Невеселые раздумья прервал капитан Зайков, тот самый чудик-алеут, который сманил меня. Я поежился: «Сейчас начнет подсмеиваться, укорять», но Зайков вытащил из угла ящик из-под консервов, весело хохотнул:
— Хороша, однако, погодка!
Мы в ответ забурчали, каждый на свой лад, век бы такой погодки не видать, а Зайков, наш непредсказуемый капитан, сузил и без того узкие глаза-щелки и запел:
Песня, как песня, сто раз ее слышал, но не в столь экзотическом исполнении. Представляете, алеут и вдруг… каторжная песня. Я сел на койке. Поднялись и остальные сотоварищи, уставились на капитана мутными глазами, а Зайков, на лице которого не дрогнул ни один мускул, взял швабру, приложил к плечу, как это делают скрипачи, и жалобно, сильно фальшивя, затянул:
— Не для меня цветы цветут, распустит роза цвет душистый, а дева с черными глазами, она растет не для меня…

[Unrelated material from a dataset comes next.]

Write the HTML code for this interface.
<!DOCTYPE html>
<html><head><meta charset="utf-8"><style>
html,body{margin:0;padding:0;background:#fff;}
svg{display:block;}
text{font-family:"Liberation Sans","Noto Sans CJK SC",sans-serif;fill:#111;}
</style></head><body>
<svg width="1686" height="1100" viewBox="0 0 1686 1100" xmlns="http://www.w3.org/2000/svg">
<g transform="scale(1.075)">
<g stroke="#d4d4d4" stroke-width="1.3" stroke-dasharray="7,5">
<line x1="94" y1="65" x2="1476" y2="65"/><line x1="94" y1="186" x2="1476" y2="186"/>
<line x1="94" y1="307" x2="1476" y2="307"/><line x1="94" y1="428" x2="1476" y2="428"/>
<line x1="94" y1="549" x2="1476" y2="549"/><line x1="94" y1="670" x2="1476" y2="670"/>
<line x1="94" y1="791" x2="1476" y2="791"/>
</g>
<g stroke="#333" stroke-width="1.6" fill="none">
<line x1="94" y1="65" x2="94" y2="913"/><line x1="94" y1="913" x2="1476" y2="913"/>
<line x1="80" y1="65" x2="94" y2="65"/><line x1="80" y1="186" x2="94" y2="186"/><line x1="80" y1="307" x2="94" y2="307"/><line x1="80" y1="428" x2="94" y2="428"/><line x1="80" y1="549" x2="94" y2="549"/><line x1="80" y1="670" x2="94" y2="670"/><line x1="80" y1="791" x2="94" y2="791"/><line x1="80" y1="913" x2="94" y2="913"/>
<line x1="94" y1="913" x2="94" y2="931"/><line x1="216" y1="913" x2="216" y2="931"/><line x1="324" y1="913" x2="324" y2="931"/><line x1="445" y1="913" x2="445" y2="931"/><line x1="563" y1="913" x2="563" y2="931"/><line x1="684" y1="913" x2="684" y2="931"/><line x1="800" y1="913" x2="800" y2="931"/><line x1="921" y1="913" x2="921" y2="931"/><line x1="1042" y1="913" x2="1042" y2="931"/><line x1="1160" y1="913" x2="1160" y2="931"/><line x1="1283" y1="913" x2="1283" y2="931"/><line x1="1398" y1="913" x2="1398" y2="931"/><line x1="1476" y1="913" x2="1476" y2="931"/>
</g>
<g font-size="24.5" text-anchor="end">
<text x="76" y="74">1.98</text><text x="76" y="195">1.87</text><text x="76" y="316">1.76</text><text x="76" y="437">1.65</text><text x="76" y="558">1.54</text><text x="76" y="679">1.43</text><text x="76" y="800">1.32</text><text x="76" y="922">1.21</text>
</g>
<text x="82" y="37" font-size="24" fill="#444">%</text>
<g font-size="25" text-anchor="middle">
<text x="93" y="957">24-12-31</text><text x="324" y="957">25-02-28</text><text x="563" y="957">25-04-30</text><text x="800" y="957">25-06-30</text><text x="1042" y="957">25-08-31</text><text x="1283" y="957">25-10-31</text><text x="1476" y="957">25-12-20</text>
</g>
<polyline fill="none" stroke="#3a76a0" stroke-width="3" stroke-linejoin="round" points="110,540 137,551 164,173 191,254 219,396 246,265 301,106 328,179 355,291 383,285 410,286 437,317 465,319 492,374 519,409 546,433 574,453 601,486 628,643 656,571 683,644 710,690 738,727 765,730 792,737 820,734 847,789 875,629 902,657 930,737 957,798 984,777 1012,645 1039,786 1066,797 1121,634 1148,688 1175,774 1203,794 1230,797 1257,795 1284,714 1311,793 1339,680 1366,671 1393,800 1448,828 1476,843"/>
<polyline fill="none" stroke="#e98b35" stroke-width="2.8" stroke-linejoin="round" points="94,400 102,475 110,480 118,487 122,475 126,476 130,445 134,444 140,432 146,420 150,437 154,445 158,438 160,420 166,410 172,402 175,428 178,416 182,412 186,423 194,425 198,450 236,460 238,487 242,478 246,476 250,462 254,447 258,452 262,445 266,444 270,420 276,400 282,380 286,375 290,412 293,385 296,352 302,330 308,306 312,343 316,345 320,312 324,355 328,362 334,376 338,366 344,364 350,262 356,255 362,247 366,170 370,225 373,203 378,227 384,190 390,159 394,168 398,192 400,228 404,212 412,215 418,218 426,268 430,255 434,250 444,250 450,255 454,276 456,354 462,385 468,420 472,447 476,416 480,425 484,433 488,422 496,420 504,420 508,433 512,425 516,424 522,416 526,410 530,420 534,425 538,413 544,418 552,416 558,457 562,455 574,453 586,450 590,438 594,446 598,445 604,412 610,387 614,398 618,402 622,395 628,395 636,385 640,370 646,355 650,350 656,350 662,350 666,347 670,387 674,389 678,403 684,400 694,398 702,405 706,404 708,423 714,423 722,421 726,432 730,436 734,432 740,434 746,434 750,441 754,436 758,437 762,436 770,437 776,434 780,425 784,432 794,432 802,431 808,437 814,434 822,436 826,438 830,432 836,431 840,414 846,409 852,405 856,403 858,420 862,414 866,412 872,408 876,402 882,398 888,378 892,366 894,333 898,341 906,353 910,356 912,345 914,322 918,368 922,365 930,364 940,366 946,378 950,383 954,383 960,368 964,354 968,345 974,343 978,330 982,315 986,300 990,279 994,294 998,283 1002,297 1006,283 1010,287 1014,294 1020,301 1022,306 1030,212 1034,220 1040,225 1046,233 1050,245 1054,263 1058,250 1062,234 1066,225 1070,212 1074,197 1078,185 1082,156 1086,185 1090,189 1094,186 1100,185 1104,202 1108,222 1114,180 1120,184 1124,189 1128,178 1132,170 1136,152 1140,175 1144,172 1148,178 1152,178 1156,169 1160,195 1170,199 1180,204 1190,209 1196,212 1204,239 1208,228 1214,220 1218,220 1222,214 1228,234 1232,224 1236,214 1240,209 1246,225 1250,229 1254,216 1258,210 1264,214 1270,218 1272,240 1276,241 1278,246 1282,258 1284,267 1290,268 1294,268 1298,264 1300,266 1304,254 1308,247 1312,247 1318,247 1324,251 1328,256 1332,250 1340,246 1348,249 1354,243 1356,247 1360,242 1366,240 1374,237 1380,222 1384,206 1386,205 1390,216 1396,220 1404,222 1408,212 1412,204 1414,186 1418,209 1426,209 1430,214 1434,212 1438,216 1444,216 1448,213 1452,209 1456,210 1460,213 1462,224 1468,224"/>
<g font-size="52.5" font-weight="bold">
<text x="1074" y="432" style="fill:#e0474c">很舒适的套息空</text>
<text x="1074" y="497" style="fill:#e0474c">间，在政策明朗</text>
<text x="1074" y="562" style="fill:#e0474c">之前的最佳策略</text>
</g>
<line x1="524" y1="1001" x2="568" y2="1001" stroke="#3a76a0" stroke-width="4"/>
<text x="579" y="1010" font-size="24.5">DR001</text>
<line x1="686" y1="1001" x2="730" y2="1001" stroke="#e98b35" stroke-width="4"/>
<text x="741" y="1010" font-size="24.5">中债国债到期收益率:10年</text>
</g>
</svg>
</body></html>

Я хихикнул, глядя на дурашливый концерт и, не в силах удержать себя, захохотал. Шаманский сын, с серьезным лицом, пел не какой-нибудь северный тылгур, а старинную каторжанскую песню. К тому времени я успел объехать и обойти на лыжах почти все каторжанские сахалинские поселения, записал воспоминания потомков бывших узников Сахалина, мечтал написать книжку, но Зайков… Потомственный охотник и рыбак, он-то откуда знает про каторжан? Ни на Чукотке, ни на Аляске, где обычно живут алеуты, каторги не было, но… наверное, мудрый зверобой лучше знал, что нам, скулящим и расслабленным, было нужно в ту пору.

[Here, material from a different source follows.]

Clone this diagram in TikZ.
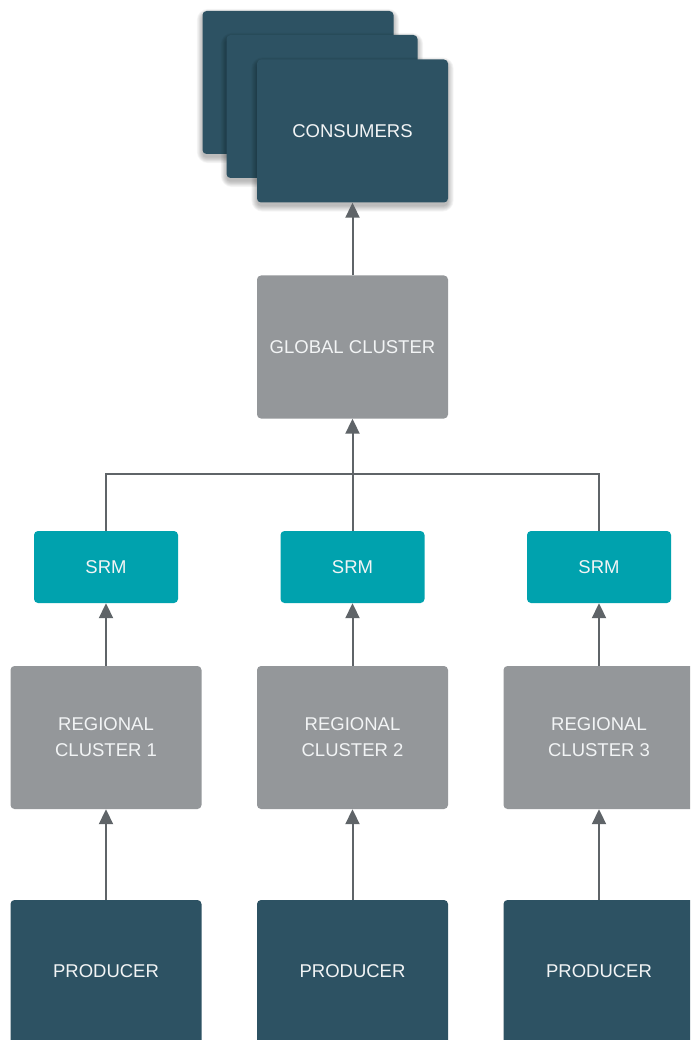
\documentclass[tikz,border=0pt]{standalone}
\usepackage{fontspec}
\setmainfont{Liberation Sans}
\usetikzlibrary{arrows.meta}
\definecolor{dark}{HTML}{2D5263}
\definecolor{grayb}{HTML}{94979A}
\definecolor{srm}{HTML}{00A2AE}
\definecolor{wire}{HTML}{5F6468}
\definecolor{txt}{HTML}{F2F4F5}
\tikzset{
  box/.style={rectangle, rounded corners=4pt, draw=none, text=txt, align=center,
    font=\fontsize{18.5}{26}\selectfont, inner sep=0pt},
  big/.style={box, minimum width=191pt, minimum height=143pt},
  darkbox/.style={big, fill=dark},
  graybox/.style={big, fill=grayb},
  srmbox/.style={box, fill=srm, minimum width=144pt, minimum height=72pt},
  shadelayer/.style={fill=black, fill opacity=0.035},
  wireline/.style={draw=wire, line width=2pt},
  arr/.style={wireline, -{Triangle[width=14pt,length=15pt]}}
}
\newcommand{\myshadow}[2]{%
  \foreach \i in {0,1,...,7}{%
    \fill[shadelayer, rounded corners=4pt+\i pt]
      ({#1-95.5-\i*0.8},{#2-71.5-\i*0.8+3.5}) rectangle ({#1+95.5+\i*0.8},{#2+71.5+\i*0.8+3.5});
  }%
}
\begin{document}
\begin{tikzpicture}[x=1pt,y=-1pt]
\useasboundingbox (0,0) rectangle (690,1040);
\clip (0,0) rectangle (690,1040);
\fill[white] (0,0) rectangle (690,1040);
% consumers stack
\myshadow{298}{82.5}
\node[darkbox] (c3) at (298,82.5) {};
\myshadow{322}{106.5}
\node[darkbox] (c2) at (322,106.5) {};
\myshadow{352.5}{131}
\node[darkbox] (c1) at (352.5,131) {CONSUMERS};
% global
\node[graybox] (g) at (352.5,347) {GLOBAL CLUSTER};
% SRMs
\node[srmbox] (s1) at (106,567) {SRM};
\node[srmbox] (s2) at (352.5,567) {SRM};
\node[srmbox] (s3) at (599,567) {SRM};
% regional
\node[graybox] (r1) at (106,737.5) {REGIONAL\\CLUSTER 1};
\node[graybox] (r2) at (352.5,737.5) {REGIONAL\\CLUSTER 2};
\node[graybox, minimum width=200pt, xshift=4.5pt] (r3) at (599,737.5) {};
\node[text=txt, align=center, font=\fontsize{18.5}{26}\selectfont] (rt3) at (599,737.5) {REGIONAL\\CLUSTER 3};
% producers
\node[darkbox, minimum height=150pt] (p1) at (106,975) {};
\node[darkbox, minimum height=150pt] (p2) at (352.5,975) {};
\node[darkbox, minimum height=150pt, minimum width=200pt, xshift=4.5pt] (p3) at (599,975) {};
\node[text=txt, font=\fontsize{18.5}{26}\selectfont] (pt1) at (106,971) {PRODUCER};
\node[text=txt, font=\fontsize{18.5}{26}\selectfont] (pt2) at (352.5,971) {PRODUCER};
\node[text=txt, font=\fontsize{18.5}{26}\selectfont] (pt3) at (599,971) {PRODUCER};
% connectors
\draw[arr] (pt1.north |- p1.north) -- (pt1.north |- r1.south);
\draw[arr] (p2.north) -- (r2.south);
\draw[arr] (pt3.north |- p3.north) -- (pt3.north |- r3.south);
\draw[arr] (r1.north) -- (s1.south);
\draw[arr] (r2.north) -- (s2.south);
\draw[arr] (rt3.north |- r3.north) -- (s3.south);
\coordinate (j1) at (106,474);
\draw[wireline] (s1.north) -- (j1) -| (s3.north);
\draw[arr] (s2.north) -- (g.south);
\draw[arr] (g.north) -- (c1.south);
\end{tikzpicture}
\end{document}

— Прощай, Одесса-мама, — как-то само собой затянул я, забыв про качку, — прощай карантин. Нас завтра отправляют на остров Сахалин.

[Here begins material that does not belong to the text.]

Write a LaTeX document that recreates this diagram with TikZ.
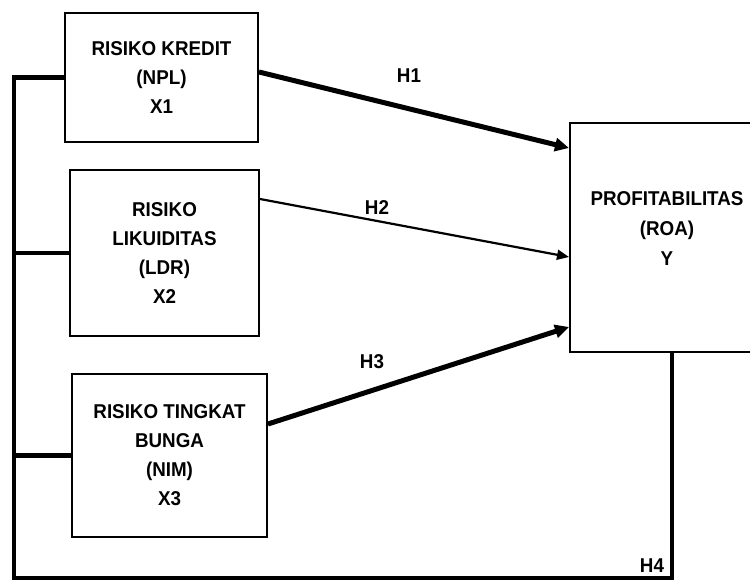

Зашевелились и мои сотоварищи-зверобои. Те, кто еще постанывал в койках, начали сползать на раскачивающийся пол кубрика, ожили бедолаги, в глазах их появились признаки жизни. И случилось необъяснимое: вся наша компания полутрупов, жертв морской болезни, нестройно затянула:
— Эх, чья-то мать-старушка стоит и плачет у ворот. А сын увидел и сам заплакал. И слезы вытер рукавом.
Что с нами сделалось, до сих пор не могу понять. Какая волшебная сила заставила подняться, превозмочь болезнь? Вскоре все мы сидели у стола, будто ничего не произошло. По очереди припадали к горлышку зеленой бутылочки с шаманским напитком. И здоровели с каждым глотком. А капитан Зайков, наш доблестный шаманский сын, уже «толкал» нам очередную свою «тылгурашку»:
— Дело было, знатчица, так: добрый хозяин моря Тайхнад, сотворитель всех зверей морских, добрый, однако, кормилец нанайцев, нивхов и алеутов вырастил в своем подводном царстве, на дне моря Пила-Керкка несметное стадо кеты и повелел ей шибко быстро идти на Ых-миф, по-нынешнему, остров Сахалин, там люди с голода помирали. Тогда берег Сахалина не был изрезан реками, как сейчас, рек тогда вообще не было и в помине. Потому подошла рыбка к берегу, потолкалась в прибойной полосе. Куда дальше идти на нерест? Некуда. Вернулись, однако, рыбки к Хозяину. Рассказали все. И решил тогда грозный Тайхнад пробить дорогу на Ых-миф, ан Сахалин.
Вышел Тайхнад из своего красного чума, пошел вверх, ударяя огромным бичом направо и налево. Щелкнул вправо — образовался залив, щелкнул влево — возник приток. Поднялся к сопкам, а за ним осталась глубокая долина, которую тотчас заполнила вода. И в эту воду пошла на нерест всякая рыба: кета, горбуша, гой, чавыча. Затем усталый Хозяин, чтобы увидеть свою работу, взошел на небо и с высоты осмотрел Ых-миф. Прошел еще немного по небу и оставил за собой Тайхнад-зив, теперь это называется Млечный путь.
— Интересный тылгур? — Капитан Зайков скорчил дурашливую рожицу, и мы все разом забыли о мучительной морской болезни.
И снова, в который раз, пред нами предстал удивительнейший человечище, Большой шаман и, наверное, очень крупный актер. Зайков снова был северянином, плохо говорившим по-русски, балагуром судового значения. Коверкая язык, явно потешая зрителей, закончил «беседу» очередным афоризмом: «Терпи, однако, сказала большая акула тайменю, заглатывая рыбину. Акула — хорошо, она сильная, слабый плохо».